FIG. 10 is a plan view showing a part of the fixing unit 32 with the cover thereof removed, and FIG. 11 is a diagram showing the fixing unit 32 of the FIG. 10 in the nipped state. As shown in FIG. 5, the mounting members 78 of the fixing unit 32 include members 78A, 78B and 78C. The member 78A is formed as a grooved stud or a headed pin. The members 78B and 78C are plate members. The members 78A and 78C are secured on the fixing unit 32, and the central member 78B is sandwiched between the members 78A and 78C and formed as a cam plate movable relative to the members 78A and 78C.
As shown in FIGS. 10 and 11, the central plate member 78B has a cam portion 78 h, a lock hole 78 i and guide slots 78 j and 78 k. The guide slots 78 j and 78 k extend in the direction perpendicular to the direction of arrows A in which the nip control levers 76 are moved. The pins 78 l and 78A formed on the members 78C are inserted into the guide holes 78 j, 78 k and 78 i. As a result, the central plate member 78B is guided movably in the direction perpendicular to the direction of arrows A in which the nip control levers 76 are moved.

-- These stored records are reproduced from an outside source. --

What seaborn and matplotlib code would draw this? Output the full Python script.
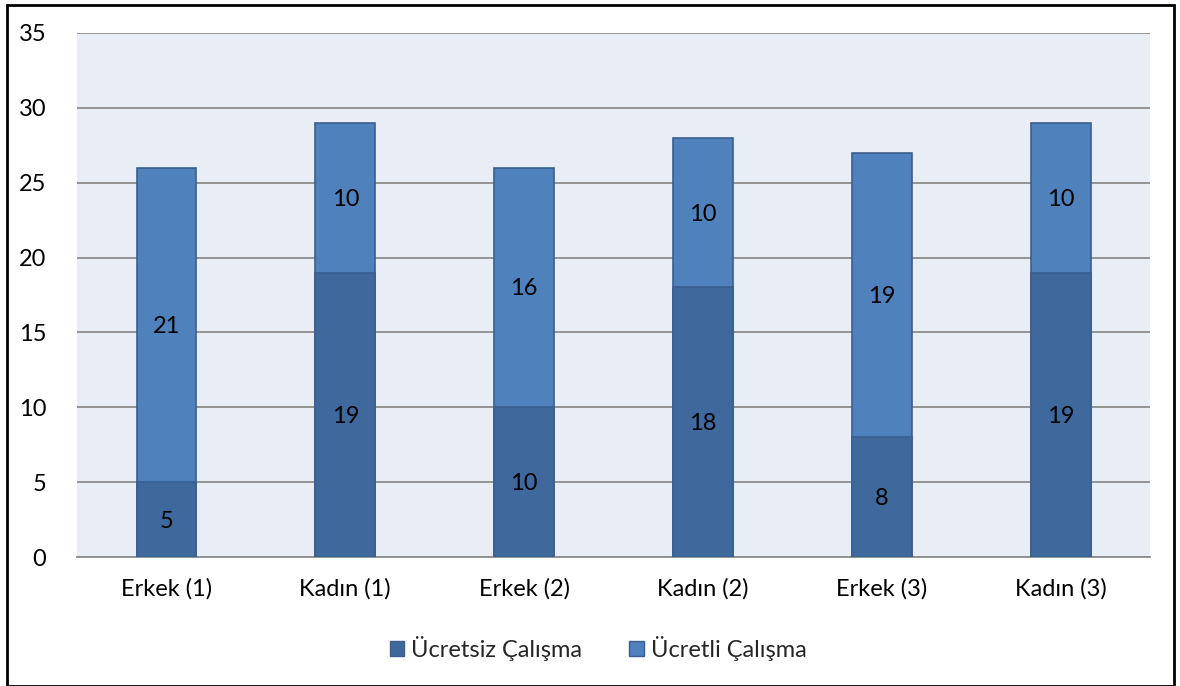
import matplotlib
matplotlib.use("Agg")
import matplotlib.pyplot as plt
from matplotlib.patches import Patch, Rectangle
import seaborn as sns
import pandas as pd

categories = ["Erkek (1)", "Kadın (1)", "Erkek (2)", "Kadın (2)", "Erkek (3)", "Kadın (3)"]
unpaid = [5, 19, 10, 18, 8, 19]
paid = [21, 10, 16, 10, 19, 10]
series_names = ["Ücretsiz Çalışma", "Ücretli Çalışma"]

dark = "#3F689C"
light = "#4F81BD"
edge = "#3A5F8F"

df = pd.DataFrame({"cat": categories, "unpaid": unpaid, "paid": paid})
df["total"] = df["unpaid"] + df["paid"]

sns.set_style("white")
plt.rcParams["font.family"] = ["Lato", "DejaVu Sans"]

fig = plt.figure(figsize=(11.8, 6.86), dpi=100)
ax = fig.add_axes([0.0653, 0.188, 0.9093, 0.764])
ax.set_facecolor("#E9EDF5")

# light bar = total, dark bar drawn over it = unpaid part
sns.barplot(data=df, x="cat", y="total", color=light, width=0.335,
            edgecolor=edge, linewidth=1.2, saturation=1, ax=ax, zorder=3)
sns.barplot(data=df, x="cat", y="unpaid", color=dark, width=0.335,
            edgecolor=edge, linewidth=1.2, saturation=1, ax=ax, zorder=4)

for i, (u, p) in enumerate(zip(unpaid, paid)):
    ax.text(i, u / 2 - 0.1, str(u), ha="center", va="center", fontsize=17, color="black", zorder=5)
    ax.text(i, u + p / 2 - 0.1, str(p), ha="center", va="center", fontsize=17, color="black", zorder=5)

ax.set_ylim(0, 35)
ax.set_yticks(range(0, 36, 5))
ax.set_xlim(-0.5, len(categories) - 0.5)
ax.yaxis.grid(True, color="#8C8C8C", linewidth=1.3, zorder=0)
ax.set_axisbelow(True)
for s in ["top", "right", "left"]:
    ax.spines[s].set_visible(False)
ax.spines["bottom"].set_color("#8C8C8C")
ax.spines["bottom"].set_linewidth(1.3)
ax.tick_params(axis="both", length=0, labelsize=17, colors="black")
ax.tick_params(axis="y", pad=22)
ax.tick_params(axis="x", pad=15)
ax.set_xlabel("")
ax.set_ylabel("")

handles = [Patch(facecolor=dark, edgecolor=edge), Patch(facecolor=light, edgecolor=edge)]
fig.legend(handles, series_names, loc="center", bbox_to_anchor=(0.507, 0.055), ncol=2,
           frameon=False, fontsize=17, handlelength=0.6, handleheight=0.6,
           handletextpad=0.3, columnspacing=2.0)

fig.patches.append(Rectangle((0.006, 0.0), 0.989, 0.993, transform=fig.transFigure,
                             fill=False, edgecolor="black", linewidth=2))

fig.savefig("out.png", dpi=100)
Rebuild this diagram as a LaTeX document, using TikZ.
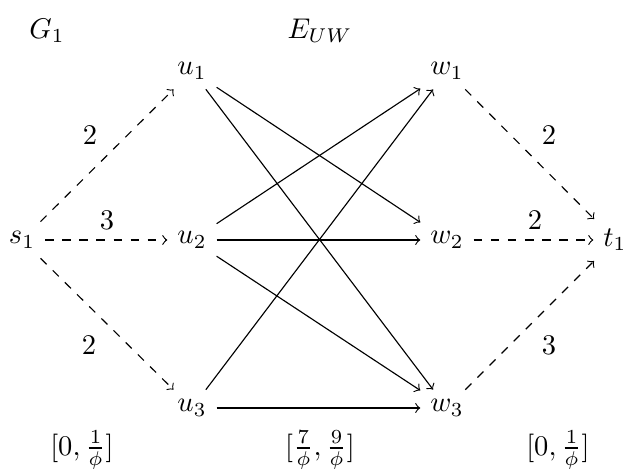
\documentclass[tikz,border=0pt]{standalone}
\begin{document}
\begin{tikzpicture}[x=0.3509pt,y=-0.3509pt,
  vtx/.style={},
  solidedge/.style={->},
  dashededge/.style={->,dashed},
  lbl/.style={}]
\useasboundingbox (0,0) rectangle (628,470);
\node[vtx] (s1) at (22,240) {$s_1$};
\node[vtx] (u1) at (192,71) {$u_1$};
\node[vtx] (u2) at (192,240) {$u_2$};
\node[vtx] (u3) at (192,408) {$u_3$};
\node[vtx] (w1) at (447,71) {$w_1$};
\node[vtx] (w2) at (447,240) {$w_2$};
\node[vtx] (w3) at (447,408) {$w_3$};
\node[vtx] (t1) at (615,240) {$t_1$};
\node[lbl] (g) at (47,31) {$G_1$};
\node[lbl] (e) at (320,31) {$E_{UW}$};
\node[lbl] (b1) at (82,450) {$[0, \frac{1}{\phi}]$};
\node[lbl] (b2) at (320,450) {$[\frac{7}{\phi}, \frac{9}{\phi}]$};
\node[lbl] (b3) at (558,450) {$[0, \frac{1}{\phi}]$};
\draw[dashededge] (s1) -- (u1);
\draw[dashededge] (s1) -- (u2);
\draw[dashededge] (s1) -- (u3);
\draw[dashededge] (w1) -- (t1);
\draw[dashededge] (w2) -- (t1);
\draw[dashededge] (w3) -- (t1);
\node[lbl] (l1) at (90,135) {$2$};
\node[lbl] (l2) at (107,220) {$3$};
\node[lbl] (l3) at (89,345) {$2$};
\node[lbl] (l4) at (549,135) {$2$};
\node[lbl] (l5) at (535,220) {$2$};
\node[lbl] (l6) at (549,345) {$3$};
\draw[solidedge] (u1) -- (w2);
\draw[solidedge] (u1) -- (w3);
\draw[solidedge] (u2) -- (w1);
\draw[solidedge] (u2) -- (w2);
\draw[solidedge] (u2) -- (w3);
\draw[solidedge] (u3) -- (w1);
\draw[solidedge] (u3) -- (w3);
\end{tikzpicture}
\end{document}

The cam portion 78 h extends in the direction substantially parallel to the arrows A of the nip control levers 76 and has an inclined surface portion. When the nip control levers 76 engage the cam portion 78 h and move in the direction of arrow A, the central plate member 78B is moved in the direction of arrow B perpendicular to the direction of arrow A.
A lock hole 78 i is a long slot extending in the same direction as the guide holes 78 j and 78 k, and has an enlarged portion 78 m at an end thereof. The enlarged portion 78 m of the lock hole 78 i is in registration with the hole 80 for inserting the positioning pin 18 in the state shown in FIG. 10. The enlarged portion 78 m of the guide holes 78 j and 78 k is shown in FIG. 5 and has the same diameter as the hole 80 of the member 78C.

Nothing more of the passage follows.